If you are a mother and regular church attender than you know how stressful Sunday mornings can be. they can leave a mother an exhausted and stressed out mess by the time she reaches the pew for worship. This isn’t the “goal” or the “desire” of our hearts but many times we don’t see any other option. There are children to dress, bags to pack, Bibles to find, shoes to locate, and hair to comb. Not to mention breakfast to fix and serve and hopefully clean up along with the fact that getting home late in the morning makes lunch time rushed as well. So, is there a way to prevent this cycle? Will you ever be able to sit down in service with your family and feel that your heart is focused and ready to worship? I have stived for the past couple of years to get to this point. It is a huge priority of mine, not only for my family but also for me. I need to be able to focus on worship and rest on Sunday.
But how does one achieve this? Here is what I have found that works for me. I pray that it will help you to be able to once again look forward to Sundays with your Savior and not dread them due to stress.
First thing is you must have a plan. When I am making my menu up for the month I make sure to choose certain meals for our Sunday lunches that can either be cooked in the crockpot or can be cooked on Saturday and reheated when we get home. This planning starts days or weeks in advance. Then come any given Saturday my focus is on preparation for at least the last half of the day. And if I know we have a busy Saturday I start on Friday. I clean the house once over agian, making sure the kitchen is cleaned and dishes caught up, I make sure the floor is swept and the living room tidied. I wipe down the bathroom after baths are finished and I throw the wet towels in the washer so they don’t get yucky before Monday.
I also make sure I know where all the little ones shoes are, have their clothing picked out, the diaper bag is packed the night before and clean cups laid out so that in the morning they can be filled and put into the diaper bag. Everything that can be ready before is thought out and done. I also plan breakfast out even if it is just cereal or toast. I try to offer a very filling and lasting breakfast and I also pack a snack for the younger ones for during or after service.

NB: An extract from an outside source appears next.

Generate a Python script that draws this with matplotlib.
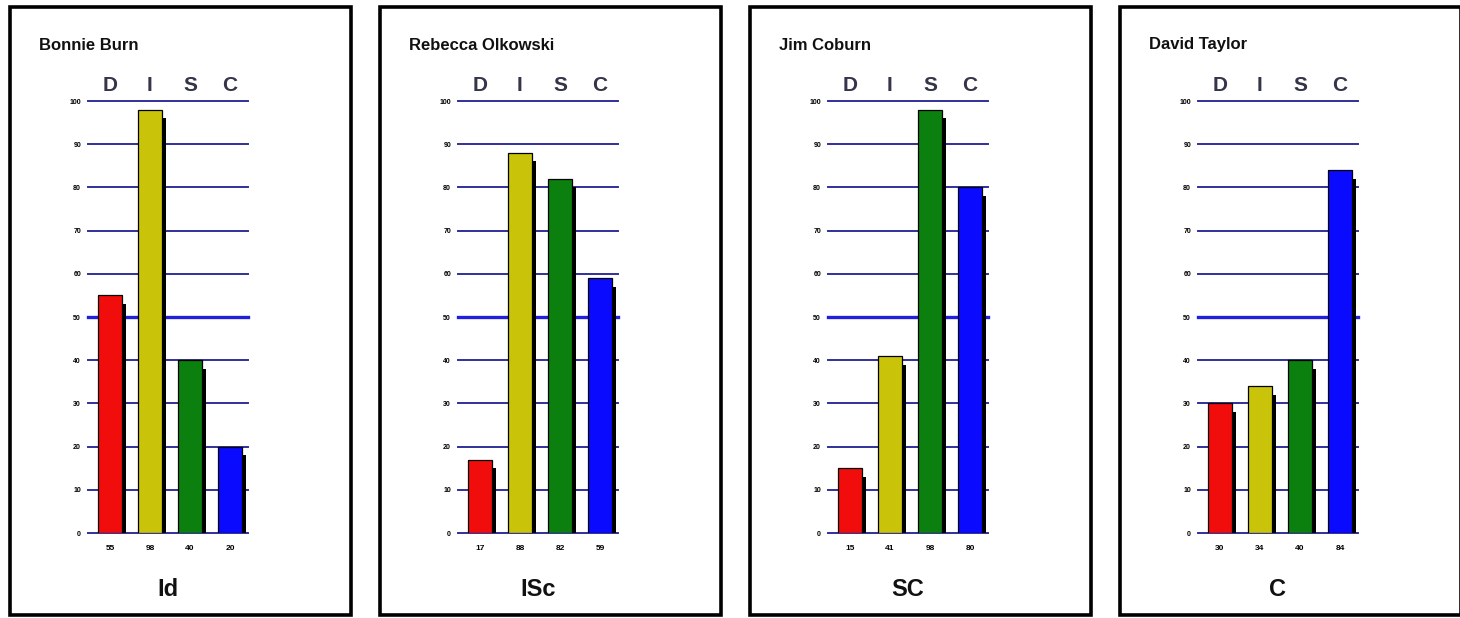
import matplotlib
matplotlib.use("Agg")
import matplotlib.pyplot as plt
from matplotlib.patches import Rectangle

names = ["Bonnie Burn", "Rebecca Olkowski", "Jim Coburn", "David Taylor"]
styles = ["Id", "ISc", "SC", "C"]
letters = ["D", "I", "S", "C"]
d_vals = [55, 17, 15, 30]
i_vals = [98, 88, 41, 34]
s_vals = [40, 82, 98, 40]
c_vals = [20, 59, 80, 84]
yticks = list(range(0, 101, 10))

bar_colors = ["#f20d0d", "#c9c40a", "#0b800f", "#0a0aff"]
grid_color = "#30309a"
mid_color = "#1f1fdc"

W, H = 1460, 618
fig = plt.figure(figsize=(W / 100, H / 100), dpi=100)
fig.patch.set_facecolor("white")
plt.rcParams["font.family"] = ["Liberation Sans", "DejaVu Sans"]

def fx(px):
    return px / W

def fy(py):
    return 1 - py / H

for p in range(4):
    x0 = 10 + 370 * p
    # panel frame
    fig.patches.append(Rectangle((fx(x0), fy(615)), fx(341), (615 - 7) / H,
                                 transform=fig.transFigure, fill=False,
                                 edgecolor="black", linewidth=2.6, zorder=0))
    fig.text(fx(x0 + 29), fy(45), names[p], fontsize=12, fontweight="bold",
             ha="left", va="center", color="#111111")

    ax = fig.add_axes([fx(x0 + 78), fy(533), fx(160), (533 - 101) / H])
    ax.set_xlim(-0.55, 3.45)
    ax.set_ylim(0, 100)
    for s in ax.spines.values():
        s.set_visible(False)
    ax.patch.set_alpha(0)

    for yv in yticks:
        if yv == 50:
            ax.axhline(yv, color=mid_color, lw=2.4, zorder=1, clip_on=False)
        else:
            ax.axhline(yv, color=grid_color, lw=1.4, zorder=1, clip_on=False)

    vals = [d_vals[p], i_vals[p], s_vals[p], c_vals[p]]
    xs = list(range(4))
    ax.bar([x + 0.1 for x in xs], [v - 2 for v in vals], width=0.6,
           color="black", zorder=2)
    ax.bar(xs, vals, width=0.6, color=bar_colors, edgecolor="black",
           linewidth=0.9, zorder=3)

    ax.set_yticks(yticks)
    ax.set_yticklabels([str(t) for t in yticks], fontsize=5, fontweight="bold")
    ax.set_xticks(xs)
    ax.set_xticklabels([str(v) for v in vals], fontsize=6, fontweight="bold")
    ax.tick_params(length=0, axis="y", pad=5)
    ax.tick_params(length=0, axis="x", pad=9)

    for x, l in zip(xs, letters):
        ax.text(x, 101.5, l, ha="center", va="bottom", fontsize=15,
                fontweight="bold", color="#34344a", clip_on=False)

    fig.text(fx(x0 + 158), fy(590), styles[p], fontsize=17, fontweight="bold",
             ha="center", va="center", color="#111111")

fig.savefig("out.png", dpi=100, facecolor="white")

We usually don’t get home until 1:00 or a little after and that just makes for crabby little guys if I don’t plan ahead.
So, here is a list of what I do on Saturday (or sometime before Sunday morning) to make my Sunday morning less chaotic –
1. Plan lunch and have as much cooked/prepped as possible
2. Lay out clothing/shoes/hair needs for each little one
3. Lay out breakfast needs
4. Make sure dishwasher is empty and ready for the dishes of Sunday
5. Clean the kitchen to make breakfast/lunch prep easier and more enjoyable.

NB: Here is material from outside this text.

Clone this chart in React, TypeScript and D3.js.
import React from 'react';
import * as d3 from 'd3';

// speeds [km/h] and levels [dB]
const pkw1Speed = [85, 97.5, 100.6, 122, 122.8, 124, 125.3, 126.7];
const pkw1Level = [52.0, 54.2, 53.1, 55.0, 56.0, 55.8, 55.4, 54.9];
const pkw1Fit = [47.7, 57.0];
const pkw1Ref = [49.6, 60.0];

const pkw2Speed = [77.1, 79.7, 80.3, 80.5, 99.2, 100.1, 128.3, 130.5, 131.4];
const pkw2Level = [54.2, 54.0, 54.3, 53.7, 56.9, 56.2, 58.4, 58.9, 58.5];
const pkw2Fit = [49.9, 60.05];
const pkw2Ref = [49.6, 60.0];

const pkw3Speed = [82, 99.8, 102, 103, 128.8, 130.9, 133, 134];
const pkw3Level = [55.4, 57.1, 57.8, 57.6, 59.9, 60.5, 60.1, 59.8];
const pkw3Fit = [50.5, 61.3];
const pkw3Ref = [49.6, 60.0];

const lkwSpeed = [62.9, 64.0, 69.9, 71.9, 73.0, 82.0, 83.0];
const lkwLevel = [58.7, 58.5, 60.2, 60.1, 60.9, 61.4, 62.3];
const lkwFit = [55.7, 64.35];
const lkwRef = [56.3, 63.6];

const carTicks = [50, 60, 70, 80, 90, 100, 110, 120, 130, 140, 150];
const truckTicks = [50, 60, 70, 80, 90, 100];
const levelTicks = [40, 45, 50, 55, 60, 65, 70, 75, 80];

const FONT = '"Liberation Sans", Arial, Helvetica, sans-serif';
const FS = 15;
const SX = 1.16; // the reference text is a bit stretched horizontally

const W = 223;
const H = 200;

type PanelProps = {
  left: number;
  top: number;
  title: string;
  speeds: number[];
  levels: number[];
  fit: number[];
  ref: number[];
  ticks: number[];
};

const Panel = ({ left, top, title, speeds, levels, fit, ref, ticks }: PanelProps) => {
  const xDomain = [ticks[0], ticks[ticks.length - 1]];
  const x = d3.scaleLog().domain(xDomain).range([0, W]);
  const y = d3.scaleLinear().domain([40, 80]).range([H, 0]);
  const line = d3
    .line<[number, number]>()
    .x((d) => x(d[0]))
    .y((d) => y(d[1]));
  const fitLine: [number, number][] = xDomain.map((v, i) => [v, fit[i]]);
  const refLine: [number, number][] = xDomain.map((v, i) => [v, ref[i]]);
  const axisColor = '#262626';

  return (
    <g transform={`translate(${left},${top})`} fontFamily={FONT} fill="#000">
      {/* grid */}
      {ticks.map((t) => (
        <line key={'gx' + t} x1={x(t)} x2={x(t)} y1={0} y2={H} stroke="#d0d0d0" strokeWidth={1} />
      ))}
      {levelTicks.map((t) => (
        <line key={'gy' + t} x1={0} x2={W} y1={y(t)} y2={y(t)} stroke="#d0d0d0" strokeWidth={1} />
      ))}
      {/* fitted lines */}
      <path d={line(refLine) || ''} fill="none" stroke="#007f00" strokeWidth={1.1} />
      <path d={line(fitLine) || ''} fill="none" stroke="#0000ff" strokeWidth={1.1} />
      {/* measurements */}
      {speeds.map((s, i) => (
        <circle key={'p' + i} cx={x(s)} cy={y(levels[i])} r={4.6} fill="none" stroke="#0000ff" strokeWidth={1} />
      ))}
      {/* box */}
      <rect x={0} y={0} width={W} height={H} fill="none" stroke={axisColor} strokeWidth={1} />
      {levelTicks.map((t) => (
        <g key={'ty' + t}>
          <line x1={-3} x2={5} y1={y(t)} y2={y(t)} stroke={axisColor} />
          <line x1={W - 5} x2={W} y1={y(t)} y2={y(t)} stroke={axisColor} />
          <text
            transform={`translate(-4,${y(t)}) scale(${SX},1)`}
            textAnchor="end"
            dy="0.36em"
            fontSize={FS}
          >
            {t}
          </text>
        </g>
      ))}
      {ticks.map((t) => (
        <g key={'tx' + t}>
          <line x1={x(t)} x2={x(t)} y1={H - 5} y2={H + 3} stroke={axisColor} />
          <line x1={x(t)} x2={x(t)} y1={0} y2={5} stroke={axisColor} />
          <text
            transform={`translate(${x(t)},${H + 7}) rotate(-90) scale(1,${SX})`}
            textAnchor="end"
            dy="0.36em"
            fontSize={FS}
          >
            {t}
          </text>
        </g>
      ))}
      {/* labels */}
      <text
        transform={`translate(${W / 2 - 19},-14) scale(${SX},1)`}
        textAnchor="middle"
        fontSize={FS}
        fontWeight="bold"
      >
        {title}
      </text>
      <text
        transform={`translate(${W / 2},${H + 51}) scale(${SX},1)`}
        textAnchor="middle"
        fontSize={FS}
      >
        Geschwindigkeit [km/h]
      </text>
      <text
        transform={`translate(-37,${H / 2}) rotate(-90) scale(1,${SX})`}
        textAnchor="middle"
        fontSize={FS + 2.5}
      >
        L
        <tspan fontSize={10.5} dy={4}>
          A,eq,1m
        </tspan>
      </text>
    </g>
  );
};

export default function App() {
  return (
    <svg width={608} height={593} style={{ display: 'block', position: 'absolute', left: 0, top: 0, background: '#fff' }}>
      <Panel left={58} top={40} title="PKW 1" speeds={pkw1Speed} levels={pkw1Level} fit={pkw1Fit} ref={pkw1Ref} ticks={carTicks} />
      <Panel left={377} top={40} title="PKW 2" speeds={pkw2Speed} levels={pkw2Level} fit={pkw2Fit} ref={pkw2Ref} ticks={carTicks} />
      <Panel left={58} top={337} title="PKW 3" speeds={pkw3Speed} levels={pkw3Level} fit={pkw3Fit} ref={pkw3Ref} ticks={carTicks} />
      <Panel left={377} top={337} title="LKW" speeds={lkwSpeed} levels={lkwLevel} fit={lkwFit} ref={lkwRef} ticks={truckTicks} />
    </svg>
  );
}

6. Pack the diaper bag/books/Bibles all the night before.
7. Pray/sing/make the Saturday preparation time a time of worship/prayer.
Now, if you read number 7 and thought to yourself, “Is she crazy? All that cleaning and cooking and planning and bathing is not at all worship! It is a ton of work!” I know what you mean. But I have trained myself to find such calm and peace in this routine. It is something that I hold very dear to my heart. I pray for those that are on my heart. I sing praise to my Savior and I pray for my husband as he prepares the message for our congregation. It has quickly become on of my favorite times of the week. So, that, my dear friends is how I prepare for a time of worship and keep my Sunday mornings much more calm. Worship service with 5 kids means I am often distracted with training of the little ones so the fact that I have this time of worship and preparation is vital to my heart and spirit.
I pray that you are blessed by this and that you can find peace instead of chaos as you prepare for worship this week.
I have just found your website and I must say I am very excited with reading your post. I am a Christian first and Wife and a Mother of 12 7 are still at home. Or rather I now have 7 at home again. My husband and I recently completed our adoption of six siblings. I have lived mostly a Christian life but not as much as I should have as I have dug deeper in the word I have been more and more convicted of failing atmy job as wife and mother. I also work out side of the home fulltime and now I am convicted of wanting a ife that was never meant for me. God has given me everytihing I have asked for and now I am asking for forgivness and I want to be a fulltime wife and mother. I trust God to take care of us and how much it cost for me to work out side of the home. But god spoke to my heart and I can no longer concentrate on my out of the home job. How can I get my husband on board with this conviction of mine? I saw a glimpse of your home and it is wonderful for us to see that living simply can bring such a wonderful feeling. Thanks for your post!